Last week the Indiana Regulatory Utility Commission started hearings to decide whether Indiana American Water Co. gets its proposed 8.64 percent rate increase. By contrast, the state consumer advocacy group has called for a 4.1 percent decrease for the company that serves West Lafayette.
The catch is that the company and regulators implemented single tariff pricing (i.e., same price statewide) in 1997. The requirement now remains that the lower West Lafayette rates go up another 60 percent just to catch up to higher rates elsewhere. The Journal & Courier has reported expertly on the wide disparity of rates on the west and east side of the Wabash River and why.
What alarmed us and motivates writing is the perverse process of management and regulation in the water industry. While the regulators and the company settle on exact dollar rates, these experts still use both gallons (according to invoices) and hundred cubic feet (according to regulations). Comparisons are muddled. Transparency of data is hindered, but relevant points from the hearings can be extracted below.
Often the lower cost of municipal utilities, including those in Lafayette, is attributed to income tax exemption. The 35 percent corporate tax rate is often cited, but Indiana American now discloses that it has not paid income tax in the last three years - that's zero percent. Moreover, the company has tax loss carry forwards for years to come to avoid tax.
Therefore, it's not hard to believe that the company rejected the 100 percent depreciation tax reduction, part of the federal economic stimulus for 2010. Not paying the estimated income tax expense is ignored for rate making. Rather its income tax expense is reimbursed by you - by the water customers - in your rate paid to the company to cover future tax.
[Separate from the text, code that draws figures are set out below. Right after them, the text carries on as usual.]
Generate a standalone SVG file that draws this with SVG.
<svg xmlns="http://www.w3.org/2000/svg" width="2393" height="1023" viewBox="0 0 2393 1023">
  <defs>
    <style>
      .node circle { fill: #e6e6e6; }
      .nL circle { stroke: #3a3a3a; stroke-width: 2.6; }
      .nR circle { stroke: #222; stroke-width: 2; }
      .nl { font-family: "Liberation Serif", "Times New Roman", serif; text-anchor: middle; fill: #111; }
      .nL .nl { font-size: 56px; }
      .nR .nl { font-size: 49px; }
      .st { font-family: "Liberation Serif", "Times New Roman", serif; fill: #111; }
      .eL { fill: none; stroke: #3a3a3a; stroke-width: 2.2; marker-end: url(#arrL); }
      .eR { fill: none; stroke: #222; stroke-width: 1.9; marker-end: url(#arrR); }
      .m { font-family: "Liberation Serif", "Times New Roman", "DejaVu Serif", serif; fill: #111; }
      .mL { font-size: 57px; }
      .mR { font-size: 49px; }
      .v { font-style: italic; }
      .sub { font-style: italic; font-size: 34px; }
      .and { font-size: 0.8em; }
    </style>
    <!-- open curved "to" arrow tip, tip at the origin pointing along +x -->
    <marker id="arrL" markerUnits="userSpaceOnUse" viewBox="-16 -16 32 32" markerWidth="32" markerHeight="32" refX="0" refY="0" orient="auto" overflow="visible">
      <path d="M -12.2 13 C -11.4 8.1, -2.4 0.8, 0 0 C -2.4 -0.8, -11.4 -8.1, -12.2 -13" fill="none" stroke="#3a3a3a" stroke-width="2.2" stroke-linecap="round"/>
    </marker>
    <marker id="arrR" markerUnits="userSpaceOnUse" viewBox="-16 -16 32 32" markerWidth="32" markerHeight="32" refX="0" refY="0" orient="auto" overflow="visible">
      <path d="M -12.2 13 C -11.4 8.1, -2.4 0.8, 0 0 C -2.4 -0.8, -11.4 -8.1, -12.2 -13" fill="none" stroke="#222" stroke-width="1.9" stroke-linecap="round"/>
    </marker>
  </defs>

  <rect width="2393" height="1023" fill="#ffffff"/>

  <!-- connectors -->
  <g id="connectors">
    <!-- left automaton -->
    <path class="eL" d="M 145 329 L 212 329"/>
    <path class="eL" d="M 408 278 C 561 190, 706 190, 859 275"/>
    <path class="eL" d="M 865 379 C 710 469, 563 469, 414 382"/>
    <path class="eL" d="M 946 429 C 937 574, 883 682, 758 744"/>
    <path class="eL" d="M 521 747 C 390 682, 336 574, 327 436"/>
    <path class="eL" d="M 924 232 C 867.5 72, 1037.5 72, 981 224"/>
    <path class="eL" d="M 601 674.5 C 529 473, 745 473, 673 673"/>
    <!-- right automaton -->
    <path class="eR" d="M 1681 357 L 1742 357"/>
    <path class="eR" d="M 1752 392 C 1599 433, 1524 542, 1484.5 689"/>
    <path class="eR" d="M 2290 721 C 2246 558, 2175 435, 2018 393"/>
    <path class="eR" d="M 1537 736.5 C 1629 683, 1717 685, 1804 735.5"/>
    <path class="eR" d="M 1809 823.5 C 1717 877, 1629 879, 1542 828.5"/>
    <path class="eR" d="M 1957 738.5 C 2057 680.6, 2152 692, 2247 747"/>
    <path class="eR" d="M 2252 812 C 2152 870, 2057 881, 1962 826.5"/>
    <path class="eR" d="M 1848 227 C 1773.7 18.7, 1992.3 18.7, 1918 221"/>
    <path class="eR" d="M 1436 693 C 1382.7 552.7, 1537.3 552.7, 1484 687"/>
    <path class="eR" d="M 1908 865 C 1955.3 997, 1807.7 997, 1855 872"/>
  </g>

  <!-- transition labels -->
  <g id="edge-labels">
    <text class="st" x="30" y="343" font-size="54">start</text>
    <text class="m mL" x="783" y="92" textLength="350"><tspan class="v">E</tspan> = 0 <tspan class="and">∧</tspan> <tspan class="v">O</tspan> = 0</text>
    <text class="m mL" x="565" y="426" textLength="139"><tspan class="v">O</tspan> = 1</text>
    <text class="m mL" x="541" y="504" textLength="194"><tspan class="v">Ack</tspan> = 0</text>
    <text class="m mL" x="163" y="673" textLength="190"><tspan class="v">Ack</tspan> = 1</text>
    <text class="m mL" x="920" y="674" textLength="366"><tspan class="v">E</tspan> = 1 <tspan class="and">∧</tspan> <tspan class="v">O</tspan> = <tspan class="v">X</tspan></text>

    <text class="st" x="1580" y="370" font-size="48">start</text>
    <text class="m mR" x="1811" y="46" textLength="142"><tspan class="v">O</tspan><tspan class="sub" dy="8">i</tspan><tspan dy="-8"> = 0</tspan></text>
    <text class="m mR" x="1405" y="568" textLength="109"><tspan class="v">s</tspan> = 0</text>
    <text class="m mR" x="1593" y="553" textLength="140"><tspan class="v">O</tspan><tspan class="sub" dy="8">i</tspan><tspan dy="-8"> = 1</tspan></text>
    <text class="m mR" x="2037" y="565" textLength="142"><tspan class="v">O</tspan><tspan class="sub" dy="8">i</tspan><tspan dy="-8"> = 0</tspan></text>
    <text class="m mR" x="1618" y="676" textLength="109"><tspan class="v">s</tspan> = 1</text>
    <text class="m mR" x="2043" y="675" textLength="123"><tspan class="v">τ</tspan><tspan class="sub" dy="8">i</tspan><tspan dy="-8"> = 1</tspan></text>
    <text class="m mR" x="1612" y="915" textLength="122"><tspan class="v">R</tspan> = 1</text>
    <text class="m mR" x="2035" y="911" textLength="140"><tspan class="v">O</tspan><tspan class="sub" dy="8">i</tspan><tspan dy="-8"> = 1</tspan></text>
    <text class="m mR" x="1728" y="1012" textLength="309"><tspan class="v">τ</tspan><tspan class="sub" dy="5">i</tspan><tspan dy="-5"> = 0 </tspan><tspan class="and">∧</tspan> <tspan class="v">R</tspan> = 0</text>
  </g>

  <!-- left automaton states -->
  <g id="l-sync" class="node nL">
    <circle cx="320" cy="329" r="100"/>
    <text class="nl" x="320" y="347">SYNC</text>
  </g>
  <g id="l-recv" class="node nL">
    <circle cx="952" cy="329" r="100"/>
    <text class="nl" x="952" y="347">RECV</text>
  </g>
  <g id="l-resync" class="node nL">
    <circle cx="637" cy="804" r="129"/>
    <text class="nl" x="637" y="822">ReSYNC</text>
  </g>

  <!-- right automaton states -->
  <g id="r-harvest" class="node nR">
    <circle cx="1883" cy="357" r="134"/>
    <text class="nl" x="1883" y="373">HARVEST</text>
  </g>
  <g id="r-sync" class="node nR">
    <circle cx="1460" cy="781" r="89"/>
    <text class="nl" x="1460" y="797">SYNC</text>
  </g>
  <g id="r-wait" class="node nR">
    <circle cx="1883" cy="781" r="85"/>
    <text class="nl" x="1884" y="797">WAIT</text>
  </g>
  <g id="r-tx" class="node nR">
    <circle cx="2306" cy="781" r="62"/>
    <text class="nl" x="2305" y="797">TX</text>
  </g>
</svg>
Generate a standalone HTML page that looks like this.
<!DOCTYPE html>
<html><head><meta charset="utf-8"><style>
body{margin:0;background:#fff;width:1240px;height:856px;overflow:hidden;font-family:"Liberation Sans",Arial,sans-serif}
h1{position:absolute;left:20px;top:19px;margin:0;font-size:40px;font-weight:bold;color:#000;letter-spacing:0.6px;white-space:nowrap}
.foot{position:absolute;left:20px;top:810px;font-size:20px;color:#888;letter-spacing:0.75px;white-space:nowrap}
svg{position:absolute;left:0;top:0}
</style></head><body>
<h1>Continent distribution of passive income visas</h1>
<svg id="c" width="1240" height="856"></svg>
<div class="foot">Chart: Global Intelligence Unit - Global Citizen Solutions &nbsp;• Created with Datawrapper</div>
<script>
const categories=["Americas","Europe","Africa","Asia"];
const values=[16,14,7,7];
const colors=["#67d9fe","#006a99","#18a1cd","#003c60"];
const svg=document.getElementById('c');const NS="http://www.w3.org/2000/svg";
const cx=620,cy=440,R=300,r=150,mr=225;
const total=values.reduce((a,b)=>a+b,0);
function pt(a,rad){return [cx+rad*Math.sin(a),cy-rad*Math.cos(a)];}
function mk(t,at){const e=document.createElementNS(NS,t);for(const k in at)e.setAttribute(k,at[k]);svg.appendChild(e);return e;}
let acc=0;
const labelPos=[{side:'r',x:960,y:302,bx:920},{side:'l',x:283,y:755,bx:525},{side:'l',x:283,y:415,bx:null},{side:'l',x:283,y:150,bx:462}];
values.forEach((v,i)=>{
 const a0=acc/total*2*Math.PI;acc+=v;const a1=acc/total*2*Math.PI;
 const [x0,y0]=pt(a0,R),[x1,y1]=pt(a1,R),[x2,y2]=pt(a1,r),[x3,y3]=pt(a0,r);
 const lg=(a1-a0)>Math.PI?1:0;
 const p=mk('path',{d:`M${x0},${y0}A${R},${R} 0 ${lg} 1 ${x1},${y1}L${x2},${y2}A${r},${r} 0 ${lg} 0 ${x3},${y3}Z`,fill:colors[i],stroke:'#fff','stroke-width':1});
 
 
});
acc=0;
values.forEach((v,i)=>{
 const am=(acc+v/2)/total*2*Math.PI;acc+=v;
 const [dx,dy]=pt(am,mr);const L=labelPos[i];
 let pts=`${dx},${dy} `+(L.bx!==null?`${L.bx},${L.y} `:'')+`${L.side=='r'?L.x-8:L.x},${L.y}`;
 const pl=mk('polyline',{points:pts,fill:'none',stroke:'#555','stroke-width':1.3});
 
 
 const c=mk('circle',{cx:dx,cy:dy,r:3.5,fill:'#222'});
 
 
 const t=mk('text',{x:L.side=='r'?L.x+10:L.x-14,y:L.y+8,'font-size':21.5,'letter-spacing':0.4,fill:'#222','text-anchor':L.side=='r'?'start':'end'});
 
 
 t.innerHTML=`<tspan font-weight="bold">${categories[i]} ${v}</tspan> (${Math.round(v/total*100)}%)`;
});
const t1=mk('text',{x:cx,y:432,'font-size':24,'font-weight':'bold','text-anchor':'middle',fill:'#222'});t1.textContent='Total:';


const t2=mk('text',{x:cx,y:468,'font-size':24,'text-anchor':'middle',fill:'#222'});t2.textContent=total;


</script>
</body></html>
One witness testified that "the fact that the company pays no tax in any given year is completely irrelevant to whether or not it incurs tax expense for ratemaking."
What residents and businesses have also paid for can be found way out at 4803 N. Ninth St. The Indiana American facility sits by the old Davis Ferry Bridge on the other side of the Wabash River. Back in West Lafayette, on Happy Hollow Road, there were seven water main breaks last year. Some resulted in considerable yard damage. The point is that the company is not maintaining their aging West Lafayette infrastructure.
In spite of neglected maintenance within the city, existing ratepayers are being asked to pay more for system expansion outside the city to serve future customers. Indiana American President Alan DeBoy conceded that "our current replacement rate of 0.7 percent (143 years) is beyond the expected useful life of water mains." So less than 1 percent of water mains are being replaced, which would date back to the founding of Purdue and of the water company.
The company's consultant Kerry Heid testifies that in 2009 the city "received an overall average increase of 25 percent. On a standalone basis because of the new water treatment plant being constructed in West Lafayette, the West Lafayette increase would have been approximately 147 percent." If this expert is correct, then the plant should not have been built at all. Purdue has wells already and so does any home or realty development out in the county not tapped into - or trapped into - company water mains. Failure to maintain our old mains and building new mains to nowhere means old customers pay for new customers, if they materialize.
Heid testified that the company provides water "whether the customer uses one CCF (hundred cubic feet) or 10,000 CCF. Approximately 96 percent of company costs are fixed; only 4 percent of company costs are variable, i.e. varies based upon customer usage." Of course, the water usage itself costs nothing, zero, except for treatment.
This leads to the latest tactic of Indiana American pricing. The customer must pay for not using water. The water rates must be increased to offset conservation. Indiana American Vice President Bruce Hauk testified "the more successful our conservation efforts will be, the less water we will sell, which will mean less gallons over which we can recover fixed costs."
DeBoy testified: "Reduced consumption is a driver of the rate increase. Our authorized revenues are slightly more than $199 million. With our current consumption levels, however, our pro forma revenues at present rates are approximately $194 million. Making up that difference represents more than 24 percent of our overall requested increase."
So the company asks for rate increases to offset volume declines due to conservation.
In any event, close to $10 million (include sales tax) will leave the town every year and is not spent in Tippecanoe County, except for some property tax. Indiana's secure and sustainable water resources cannot be exported, but the profits and company fees derived from our water can be drained away.